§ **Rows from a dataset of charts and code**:
______

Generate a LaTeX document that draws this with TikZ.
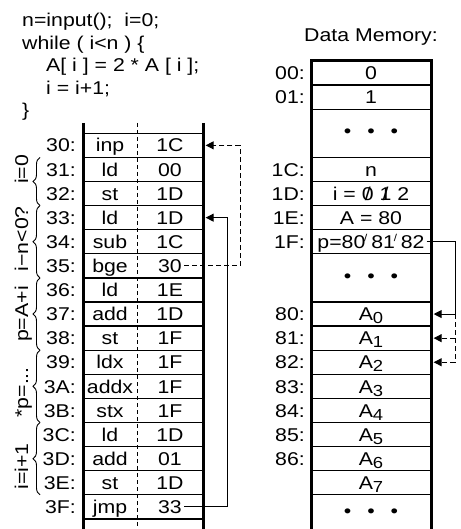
\documentclass[tikz,border=0pt]{standalone}
\usepackage{fontspec}
\setmainfont{Liberation Sans}[FakeStretch=1.15]
\usetikzlibrary{arrows.meta, positioning, decorations.pathreplacing}

\newcommand{\strk}[1]{\ooalign{#1\cr\hidewidth/\hidewidth\cr}}
\newcommand{\tick}[1]{\ooalign{#1\cr\hfil\raisebox{7pt}{\fontsize{10}{10}\selectfont/}\kern-2pt\cr}}
\newcommand{\lowidx}[1]{\raisebox{-3pt}{\fontsize{16}{16}\selectfont#1}}
\newcommand{\dotrow}{\textbullet\hspace{16pt}\textbullet\hspace{16pt}\textbullet}

\begin{document}
\begin{tikzpicture}[
    x=1pt, y=-1pt,
    >={Triangle[length=8pt,width=8pt]},
    font=\fontsize{18.5}{22.5}\selectfont,
    cell/.style={rectangle, draw, line width=1.3pt, minimum width=120pt, minimum height=24.1pt, inner sep=0pt},
    txt/.style={text height=13.3pt, text depth=0pt, inner sep=2pt},
    addr/.style={txt, anchor=east},
    wall/.style={line width=3pt},
    divider/.style={line width=1pt, dash pattern=on 4pt off 3pt},
    link/.style={->, line width=1pt, shorten >=2pt},
    dlink/.style={link, dash pattern=on 5pt off 3pt},
    grp/.style={decorate, decoration={brace, amplitude=7pt}, line width=0.9pt}
]
\useasboundingbox (0,0) rectangle (460,529);

% source program
\node[anchor=north west, align=left, inner sep=0pt] (src) at (22,13) {n=input();\ \ i=0;\\
while ( i<n ) \{\\
\hspace*{24pt}A[ i ] = 2 * A [ i ];\\
\hspace*{24pt}i = i+1;\\
\}};

% program memory
\foreach \a/\op/\arg [count=\k from 3] in {30/inp/1C, 31/ld/00, 32/st/1D, 33/ld/1D, 34/sub/1C, 35/bge/30, 36/ld/1E, 37/add/1D, 38/st/1F, 39/ldx/1F, 3A/addx/1F, 3B/stx/1F, 3C/ld/1D, 3D/add/01, 3E/st/1D, 3F/jmp/33} {
    \node[cell] (p\a) at (143, {61+(\k+0.5)*24.1}) {};
    \node[txt] (o\a) at (110, {61+(\k+0.5)*24.1}) {\op};
    \node[txt] (a\a) at (170, {61+(\k+0.5)*24.1}) {\arg};
    \node[addr] (l\a) at (78, {61+(\k+0.5)*24.1}) {\a:};
}
\draw[divider] (137,123) -- (137,529);
\draw[wall] (83,123) -- (83,529);
\draw[wall] (203,123) -- (203,529);

% groups of instructions
\foreach \t/\b/\s/\txt in {4/6/-12/{i=0}, 6/9/-3/{i−n<0?}, 9/12/0/{p=A+i}, 12/15/6/{*p=...}, 15/18/8/{i=i+1}} {
    \draw[grp] (40, {61+\b*24.1}) -- (40, {61+\t*24.1})
        node[midway, xshift=-12pt, yshift=-\s pt, rotate=90, anchor=base, inner sep=0pt] {\txt};
}

% data memory
\node (title) at (371,37) {Data Memory:};
\foreach \k/\a/\v in {0/00/0, 1/01/1, 4/1C/n, 5/1D/{i = \strk{0} \strk{1} 2}, 6/1E/{A = 80}, 7/1F/{p=8\tick{0} 8\tick{1} 82}} {
    \node[cell] (d\a) at (371, {61+(\k+0.5)*24.1}) {};
    \node[txt] (v\a) at (371, {61+(\k+0.5)*24.1}) {\v};
    \node[addr] (m\a) at (307, {61+(\k+0.5)*24.1}) {\a:};
}
\foreach \i [count=\k from 10] in {0,...,6} {
    \node[cell] (d8\i) at (371, {61+(\k+0.5)*24.1}) {};
    \node[txt] (v8\i) at (371, {61+(\k+0.5)*24.1}) {A\lowidx{\i}};
    \node[addr] (m8\i) at (307, {61+(\k+0.5)*24.1}) {8\i:};
}
\node[cell] (dA7) at (371, {61+17.5*24.1}) {};
\node[txt] (vA7) at (371, {61+17.5*24.1}) {A\lowidx{7}};
\node[cell, minimum height=48.2pt] (dots1) at (371, {61+3*24.1}) {\dotrow};
\node[cell, minimum height=48.2pt] (dots2) at (371, {61+9*24.1}) {\dotrow};
\node (dots3) at (371,513) {\dotrow};
\draw[wall] (311,529) -- (311,61) -- (431,61) -- (431,529);

% jumps and pointer
\coordinate (bgex) at (240,0);
\coordinate (jmpx) at (227,0);
\coordinate (ptrx) at (455,0);
\draw[dlink] (a35.east) -- (a35.east -| bgex) |- (p30.east);
\draw[link] (a3F.east) -- (a3F.east -| jmpx) |- (p33.east);
\draw[link] (v1F.east) -- (v1F.east -| ptrx) |- (d80.east);
\draw[dlink] (d80.east -| ptrx) |- (d81.east);
\draw[dlink] (d80.east -| ptrx) |- (d82.east);
\end{tikzpicture}
\end{document}
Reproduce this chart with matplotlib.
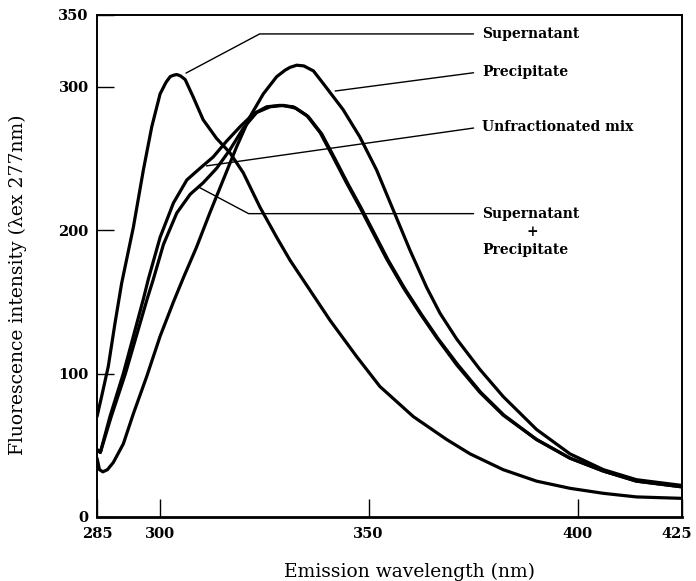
import matplotlib
matplotlib.use("Agg")
import matplotlib.pyplot as plt
import matplotlib.transforms as mtransforms

# ### data (wavelength nm, intensity)
sup_wl = [285, 286.1, 287.7, 289.3, 290.9, 293.7, 296.1, 298.1, 300.1, 301.5, 302.5, 303.3,
          304.1, 305.0, 306.1, 308.0, 310.4, 313.6, 316.8, 320.0, 324.0, 328.0, 331.2,
          334.4, 336.0, 340.8, 347.1, 352.7, 360.7, 368.7, 374.3, 382.2, 390.2, 398.2,
          406.2, 414.1, 425]
sup_int = [70, 84, 105, 135, 163, 202, 242, 272, 295, 303, 307, 308,
           308.5, 307.5, 305, 293, 277, 264, 254, 240, 216, 195, 179,
           165, 158, 137, 112, 91, 70, 54, 44, 33, 25, 20,
           16.5, 14, 13]

pre_wl = [285, 285.6, 286.4, 287.5, 288.9, 291.3, 293.7, 296.9, 300.1, 303.3, 305.7,
          308.8, 312.0, 315.2, 318.4, 321.6, 324.8, 328.0, 330.0, 331.2, 332.8, 334.5,
          336.8, 339.2, 343.9, 347.9, 351.9, 355.9, 359.9, 363.9, 367.1, 371.1, 376.6,
          382.2, 390.2, 398.2, 406.2, 414.1, 425]
pre_int = [41, 33, 31.5, 33, 38, 51, 72, 98, 126, 150, 167,
           188, 212, 235, 258, 279, 295, 307, 311.5, 313.5, 315, 314.5,
           311, 302, 284, 265, 242, 214, 186, 160, 142, 124, 103,
           84, 61, 44, 33, 26, 22]

mix_wl = [285, 285.8, 288.1, 291.3, 293.7, 296.1, 297.3, 300.1, 303.3, 306.5, 309.6,
          312.8, 316.0, 319.2, 322.4, 325.6, 328.8, 332.0, 335.2, 338.4, 341.5,
          344.7, 347.9, 351.1, 354.3, 358.3, 362.3, 366.3, 371.1, 376.6, 382.2,
          390.2, 398.2, 406.2, 414.1, 425]
mix_int = [47, 45, 70, 100, 126, 152, 166, 195, 219, 235, 243,
           251, 262, 272, 281, 286, 287, 286, 280, 268, 251,
           233, 216, 198, 180, 160, 142, 125, 106, 87, 71,
           54, 41, 32, 25, 21]

sp_wl = [285, 285.8, 288.4, 291.8, 294.4, 297.0, 298.4, 300.9, 304.1, 307.3, 310.4,
         313.6, 316.8, 320.0, 323.2, 326.4, 329.6, 332.6, 335.6, 338.8, 341.9,
         345.1, 348.3, 351.5, 354.7, 358.7, 362.7, 366.7, 371.4, 376.8, 382.4,
         390.2, 398.2, 406.2, 414.1, 425]
sp_int = [47, 45, 70, 100, 126, 152, 165, 190, 212, 225, 233,
          243, 256, 271, 282, 286, 287, 285, 279, 267, 250,
          232, 215, 197, 179, 159, 141, 124, 106, 87, 71,
          54, 41, 32, 25, 21]

x_ticks = [285, 300, 350, 400, 425]
y_ticks = [0, 100, 200, 300, 350]

SERIF = "DejaVu Serif"

fig = plt.figure(figsize=(6.96, 5.81), dpi=100)
ax = fig.add_axes([97 / 696, 1 - 517 / 581, 585 / 696, 502 / 581])

for wl, val in [(sup_wl, sup_int), (pre_wl, pre_int), (mix_wl, mix_int), (sp_wl, sp_int)]:
    ax.plot(wl, val, color="black", lw=2.3, solid_capstyle="round", solid_joinstyle="round")

ax.set_xlim(285, 425)
ax.set_ylim(0, 350)
ax.set_xticks(x_ticks)
ax.set_yticks(y_ticks)
ax.set_xticklabels([str(t) for t in x_ticks], family=SERIF, fontweight="bold", fontsize=10.5)
ax.set_yticklabels([str(t) for t in y_ticks], family=SERIF, fontweight="bold", fontsize=10.5)
ax.tick_params(axis="x", direction="in", length=13, width=1, pad=7)
ax.tick_params(axis="y", direction="in", length=12, width=1, pad=6)
for side in ["top", "right", "left"]:
    ax.spines[side].set_linewidth(1.4)
ax.spines["bottom"].set_linewidth(2.0)

# последнюю подпись чуть влево, чтобы не обрезалась
last = ax.get_xticklabels()[-1]
last.set_transform(last.get_transform() + mtransforms.ScaledTranslation(-5 / 100, 0, fig.dpi_scale_trans))

fig.text(409 / 696, 4 / 581, "Emission wavelength (nm)", family=SERIF,
         fontsize=13.5, ha="center", va="baseline")
fig.text(18 / 696, 1 - 285 / 581, "Fluorescence intensity (\u03bbex 277nm)", family=SERIF,
         fontsize=13.5, ha="center", va="center", rotation=90)

# подписи с выносками
lbl = dict(family=SERIF, fontweight="bold", fontsize=10, va="center", ha="left")
ax.annotate("Supernatant", xy=(306.3, 309.5), xytext=(377.1, 336.8), **lbl,
            arrowprops=dict(arrowstyle="-", lw=1, relpos=(0, 0.5), shrinkA=4, shrinkB=0,
                            connectionstyle="angle,angleA=0,angleB=28,rad=0"))
ax.annotate("Precipitate", xy=(342.0, 297), xytext=(377.1, 310.5), **lbl,
            arrowprops=dict(arrowstyle="-", lw=1, relpos=(0, 0.5), shrinkA=4, shrinkB=0))
ax.annotate("Unfractionated mix", xy=(311.2, 244.8), xytext=(377.1, 272), **lbl,
            arrowprops=dict(arrowstyle="-", lw=1, relpos=(0, 0.5), shrinkA=4, shrinkB=0))
ax.annotate("Supernatant", xy=(309.6, 229.6), xytext=(377.1, 211.5), **lbl,
            arrowprops=dict(arrowstyle="-", lw=1, relpos=(0, 0.5), shrinkA=4, shrinkB=0,
                            connectionstyle="angle,angleA=0,angleB=-28,rad=0"))
ax.text(389.1, 199, "+", family=SERIF, fontweight="bold", fontsize=10, ha="center", va="center")
ax.text(377.3, 186.5, "Precipitate", **lbl)

fig.savefig("out.png", dpi=100)
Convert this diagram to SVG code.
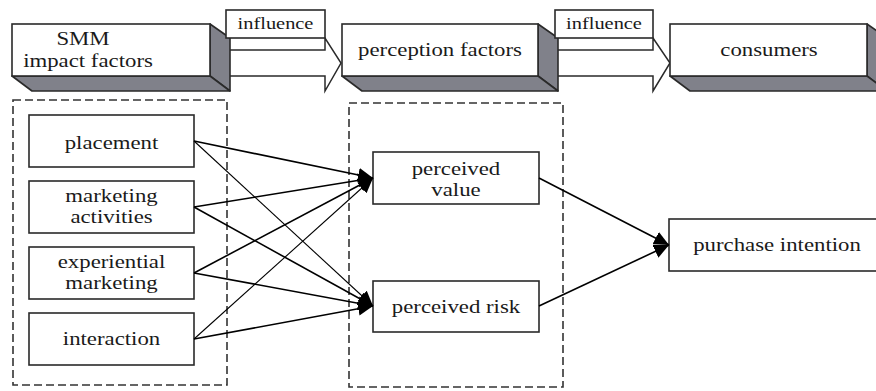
<svg xmlns="http://www.w3.org/2000/svg" width="876" height="391" viewBox="0 0 876 391">
<style>
.t{font-size:19px;fill:#1a1a1a;text-anchor:middle}
.ti{font-size:17px;fill:#1a1a1a;text-anchor:middle}
.box{fill:#fff;stroke:#2a2a2a;stroke-width:1.6}
.side{fill:#80818a;stroke:#2a2a2a;stroke-width:1.6;stroke-linejoin:round}
.arr{fill:#fff;stroke:#2a2a2a;stroke-width:1.5}
.dash{fill:none;stroke:#333;stroke-width:1.6;stroke-dasharray:8 4}
.c{stroke:#000;fill:none;marker-end:url(#ah)}
.k{stroke-width:1.6}
.n{stroke-width:1.1}
</style>
<defs>
<marker id="ah" markerUnits="userSpaceOnUse" markerWidth="16" markerHeight="14" refX="15" refY="7" orient="auto">
<path d="M0,0 L15,7 L0,14 z" fill="#000"/>
</marker>
</defs>
<rect width="876" height="391" fill="#fff"/>

<g id="flow-arrows">
<path class="arr" d="M230,50 L325,50 L325,38 L341,63 L325,91 L325,76 L230,76"/>
<path class="arr" d="M558,50 L653,50 L653,38 L670,63 L653,91 L653,76 L558,76"/>
</g>

<g font-family="Liberation Serif, DejaVu Serif, serif">
<g id="smm">
<polygon class="side" points="210,24 230,38 230,91 210,76"/>
<polygon class="side" points="12,76 210,76 230,91 32,91"/>
<rect class="box" x="12" y="24" width="198" height="52"/>
<text class="t" transform="translate(83,45) scale(1.2,1)">SMM</text>
<text class="t" transform="translate(88,67) scale(1.2,1)">impact factors</text>
</g>

<g id="influence1">
<rect class="box" x="226" y="10" width="99" height="28"/>
<text class="ti" transform="translate(275.5,29) scale(1.2,1)">influence</text>
</g>

<g id="perception">
<polygon class="side" points="538,24 558,38 558,91 538,76"/>
<polygon class="side" points="342,76 538,76 558,91 362,91"/>
<rect class="box" x="342" y="24" width="196" height="52"/>
<text class="t" transform="translate(440,56) scale(1.2,1)">perception factors</text>
</g>

<g id="influence2">
<rect class="box" x="555" y="10" width="98" height="28"/>
<text class="ti" transform="translate(604,29) scale(1.2,1)">influence</text>
</g>

<g id="consumers">
<polygon class="side" points="867,24 887,38 887,91 867,76"/>
<polygon class="side" points="670,76 867,76 887,91 690,91"/>
<rect class="box" x="670" y="24" width="197" height="52"/>
<text class="t" transform="translate(769,56) scale(1.2,1)">consumers</text>
</g>

<g id="group-smm">
<rect class="dash" x="13" y="100" width="214" height="285"/>
</g>
<g id="group-perception">
<rect class="dash" x="349" y="103" width="214" height="284"/>
</g>

<g id="placement">
<rect class="box" x="29" y="115" width="165" height="52"/>
<text class="t" transform="translate(111.5,149) scale(1.2,1)">placement</text>
</g>
<g id="marketing-activities">
<rect class="box" x="29" y="181" width="165" height="52"/>
<text class="t" transform="translate(111.5,202) scale(1.2,1)">marketing</text>
<text class="t" transform="translate(111.5,223) scale(1.2,1)">activities</text>
</g>
<g id="experiential-marketing">
<rect class="box" x="29" y="247" width="165" height="52"/>
<text class="t" transform="translate(111.5,268) scale(1.2,1)">experiential</text>
<text class="t" transform="translate(111.5,289) scale(1.2,1)">marketing</text>
</g>
<g id="interaction">
<rect class="box" x="29" y="313" width="165" height="52"/>
<text class="t" transform="translate(111.5,345) scale(1.2,1)">interaction</text>
</g>

<g id="perceived-value">
<rect class="box" x="373" y="152" width="166" height="52"/>
<text class="t" transform="translate(456,175) scale(1.2,1)">perceived</text>
<text class="t" transform="translate(456,196) scale(1.2,1)">value</text>
</g>
<g id="perceived-risk">
<rect class="box" x="373" y="281" width="166" height="51"/>
<text class="t" transform="translate(456,313) scale(1.2,1)">perceived risk</text>
</g>

<g id="purchase-intention">
<rect class="box" x="669" y="219" width="216" height="52"/>
<text class="t" transform="translate(777,251) scale(1.2,1)">purchase intention</text>
</g>
</g>

<g id="connectors">
<line class="c k" x1="194" y1="141" x2="373" y2="178"/>
<line class="c n" x1="194" y1="141" x2="373" y2="306"/>
<line class="c k" x1="194" y1="207" x2="373" y2="178"/>
<line class="c k" x1="194" y1="207" x2="373" y2="306"/>
<line class="c k" x1="194" y1="273" x2="373" y2="178"/>
<line class="c k" x1="194" y1="273" x2="373" y2="306"/>
<line class="c n" x1="194" y1="339" x2="373" y2="178"/>
<line class="c k" x1="194" y1="339" x2="373" y2="306"/>
<line class="c k" x1="539" y1="178" x2="669" y2="245"/>
<line class="c k" x1="539" y1="306" x2="669" y2="245"/>
</g>
</svg>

______

Look over the listing. Pull out every line with the string "this" in it.

§ **Exercise output**:
Generate a LaTeX document that draws this with TikZ.
Reproduce this chart with matplotlib.
Convert this diagram to SVG code.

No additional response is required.